1. Dear older mom-- you COULD have done it! You would have done it! You wouldn't have had any other choice! Why do you feel like you need to sell yourself short like that? You are way stronger than you think. You're a mom, anyway. That's already amazing.

|| On an unrelated, but sort of related note-- the other day I was at a birthday party with my son for his five-year-old classmate. The topic of superheroes came up, and one little boy raised and waved his hand wildly and declared, "My mom's Wonderwoman! She really is." I LOVED that. I thought, "Now  THERE'S a little boy who loves, values, respects, and looks up his mom. I bet he doesn't even remember all the times she screws up!" And, "I bet that mom loves herself. She knows she's not perfect, but knows she's wonder woman anyway." ||

2. Don't feel bad for us "young moms." Really, don't! It's an amazing time to be a mother!

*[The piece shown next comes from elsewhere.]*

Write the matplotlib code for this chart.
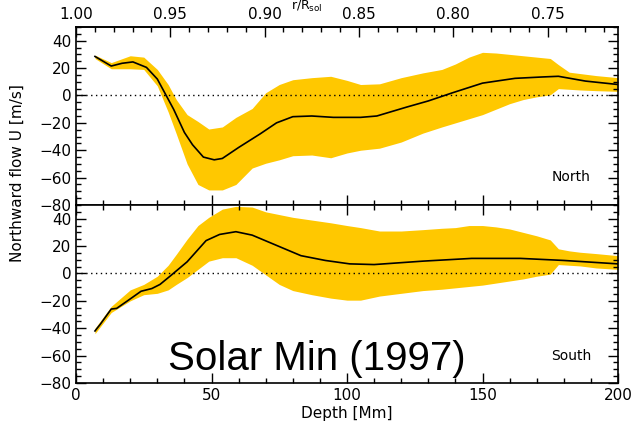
import matplotlib
matplotlib.use("Agg")
import matplotlib.pyplot as plt
import numpy as np
from matplotlib.ticker import MultipleLocator, FormatStrFormatter

R_SOL = 696.0
BAND = '#FFC800'

# common depth grid of the error bands [Mm]
band_depth = [7, 13, 20, 25, 30, 34, 37, 41, 45, 49, 54, 59, 65, 70, 75, 80, 87, 94,
              100, 105, 112, 120, 128, 135, 140, 145, 150, 155, 160, 165, 170, 175,
              178, 182, 186, 192, 200]

# North hemisphere
north_depth = [7, 10, 13, 17, 21, 26, 30, 33, 36, 40, 43, 47, 51, 54, 60, 68, 74, 80,
               87, 95, 105, 111, 122, 130, 139, 150, 162, 172, 178, 188, 200]
north_u = [28.5, 25, 21.5, 23.5, 24.5, 20.5, 12, 1, -10, -27, -36, -45, -47, -46, -38,
           -28, -20, -15.5, -15, -16, -16, -15, -8.5, -4, 2, 9, 12.5, 13.5, 14, 10.5, 8]
north_hi = [29.5, 24, 29, 28, 19, 8, -3, -14, -19, -24.5, -23, -16, -9.5, 2, 8, 11.5,
            13, 14, 11, 8, 8.5, 13, 16.5, 19, 23, 28, 31.5, 31, 30, 29, 28, 27,
            22.5, 17, 16, 14.5, 13]
north_lo = [27, 19.5, 19.5, 19, 7, -12, -28, -50, -65, -69, -69, -65, -53, -49.5, -47,
            -44, -43.5, -45.5, -42, -40, -38.5, -34, -27.5, -23, -20, -17, -14, -10,
            -6, -3, -1, 0.5, 5, 4.5, 4, 3.5, 3]

# South hemisphere
south_depth = [7, 9, 13, 15, 19, 24, 28, 31, 35, 41, 48, 53, 59, 65, 74, 83, 92, 101,
               110, 128, 146, 164, 180, 200]
south_u = [-42, -37, -26, -25.5, -20, -13, -11, -8, -1.5, 8.5, 24, 28.5, 30.5, 28,
           20.5, 13, 9.5, 7, 6.5, 9, 11, 11, 9.5, 7]
south_hi = [-40, -24, -12, -8, -2, 6, 14, 25, 35, 41, 47, 49, 48.5, 45, 43, 41, 39, 37,
            35, 33.5, 31, 31, 32, 33, 33.5, 35, 35, 34, 32.5, 30, 27.5, 24.5,
            18, 16.5, 15.5, 14.5, 13]
south_lo = [-44, -28.5, -20, -15.5, -14.5, -12, -8, -3, 3, 9, 11.5, 11.5, 6, -1, -8,
            -12.5, -15.5, -18, -19.5, -19.5, -16.5, -14.5, -12.5, -11.5, -10.5, -9.5,
            -8.5, -7, -5.5, -4, -2, -0.5, 6.5, 6, 5.5, 4, 3]

r_ticks = [1.00, 0.95, 0.90, 0.85, 0.80, 0.75]

W, H = 635, 433
fig = plt.figure(figsize=(W / 100, H / 100), dpi=100)
ax_n = fig.add_axes([76 / W, 1 - 205 / H, 542 / W, 178 / H])
ax_s = fig.add_axes([76 / W, 1 - 383 / H, 542 / W, 178 / H])


def style(ax, top=True):
    ax.set_xlim(0, 200)
    ax.set_ylim(-80, 50)
    ax.xaxis.set_major_locator(MultipleLocator(50))
    ax.xaxis.set_minor_locator(MultipleLocator(10))
    ax.yaxis.set_minor_locator(MultipleLocator(5))
    ax.set_yticks([-80, -60, -40, -20, 0, 20, 40])
    ax.tick_params(which='both', direction='in', top=top, right=True,
                   labelsize=11, width=1.0)
    ax.tick_params(which='major', length=7)
    ax.tick_params(which='minor', length=3.5)
    for sp in ax.spines.values():
        sp.set_linewidth(1.2)
    # dotted zero line
    ax.axhline(0, color='black', linestyle=(0, (1, 2.5)), linewidth=1.0, zorder=3)


ax_n.fill_between(band_depth, north_lo, north_hi, color=BAND, linewidth=0)
ax_n.plot(north_depth, north_u, color='black', linewidth=1.2, zorder=4)
style(ax_n, top=False)
ax_n.tick_params(labelbottom=False)
ax_n.text(0.95, 0.16, 'North', transform=ax_n.transAxes, ha='right', va='center',
          fontsize=10)

# r/R_sol scale on top of the upper panel
sec = ax_n.secondary_xaxis('top', functions=(lambda d: 1 - d / R_SOL,
                                             lambda r: (1 - r) * R_SOL))
sec.set_xticks(r_ticks)
sec.xaxis.set_minor_locator(MultipleLocator(0.01))
sec.xaxis.set_major_formatter(FormatStrFormatter('%.2f'))
sec.tick_params(which='both', direction='in', labelsize=11, width=1.0)
sec.tick_params(which='major', length=7)
sec.tick_params(which='minor', length=3.5)
sec.spines['top'].set_linewidth(1.2)

ax_s.fill_between(band_depth, south_lo, south_hi, color=BAND, linewidth=0)
ax_s.plot(south_depth, south_u, color='black', linewidth=1.2, zorder=4)
style(ax_s)
ax_s.text(0.95, 0.152, 'South', transform=ax_s.transAxes, ha='right', va='center',
          fontsize=10)
ax_s.set_xlabel('Depth [Mm]', fontsize=11, labelpad=2)

fig.text(17 / W, 1 - 173 / H, 'Northward flow U [m/s]', rotation=90,
         ha='center', va='center', fontsize=11)
fig.text(307 / W, 1 - 10 / H, r'r/R$_{\rm sol}$', ha='center', va='baseline',
         fontsize=9)
fig.text(168 / W, 1 - 370 / H, 'Solar Min (1997)', ha='left', va='baseline',
         fontsize=29, family='Liberation Sans')

fig.savefig('out.png', dpi=100)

Let me tell you just a few reasons why!

- Technology. (Don't worry, I'm not going to go all Napoleon Dynamite here.) But, if you're like me, and live half a world away from family, you don't get the luxury of seeing family all the time. Because of the technology we have today, I can easily call my parents in Hong Kong, and my kids can sing them the latest song they heard or show them how they can read.

- Thanks to social media (which I knows gets a bad rap a LOT) it's so easy for mothers to connect to other mothers all over the world. We all walk different paths in life, but motherhood is something that can connect women in such a deep way. I don't know how often I've shared a knowing look, a hug, and a laugh with perfect strangers. Motherhood can be very lonely, isolating, and if it weren't for social media, I wouldn't have made so many of the amazing relationships I enjoy today. 

- Our kids are growing up being told they can be whatever they want to be. I can look at my daughter and tell her if she wants to open up an art store that is also a bakery, she can do that!

- Our sons are learning that its okay to have emotions. And to express those. And that they can paint their nails if they want to. And that they can dress up as firefighting princesses. And that they won't be shamed for crying. I know I wouldn't want to raise my sons any other way.

- Moms are getting help for mental health issues in ways that just weren't around a generation ago. Things like postpartum depression and anxiety aren't taboo to talk about anymore. I remember feeling like it was silly when the doctor asked me if I was having depressing feelings after Sof was born. I thought, "How could I? I just gave birth to the most amazing person on earth!" But, by the time that I was pregnant with Oscar, I understood so much more. I was so grateful that the doctos asked about my mental health at one of my early doctor appointments. I had told them about how I struggled with early prenatal depression, and it was something they would keep checking back with me on. 

So, listen. I get it. I am not blind to the news and what is going on in the world. I have my worries just like the next person. Do I choose to ignore them and keep my kids in their own little bubble? Absolutely not. That's not doing anyone any favors. So what do we do? We talk to our kids about what's happening in a way that they understand. We try to pick out the good in our days. We encourage them to love and to be brave. If we can start in our homes, my hope is we can "throw kindness around like confetti." Make that difference. 

Someday I will look back and think, "Those were the best days." And I have no intention of letting fear ruin that.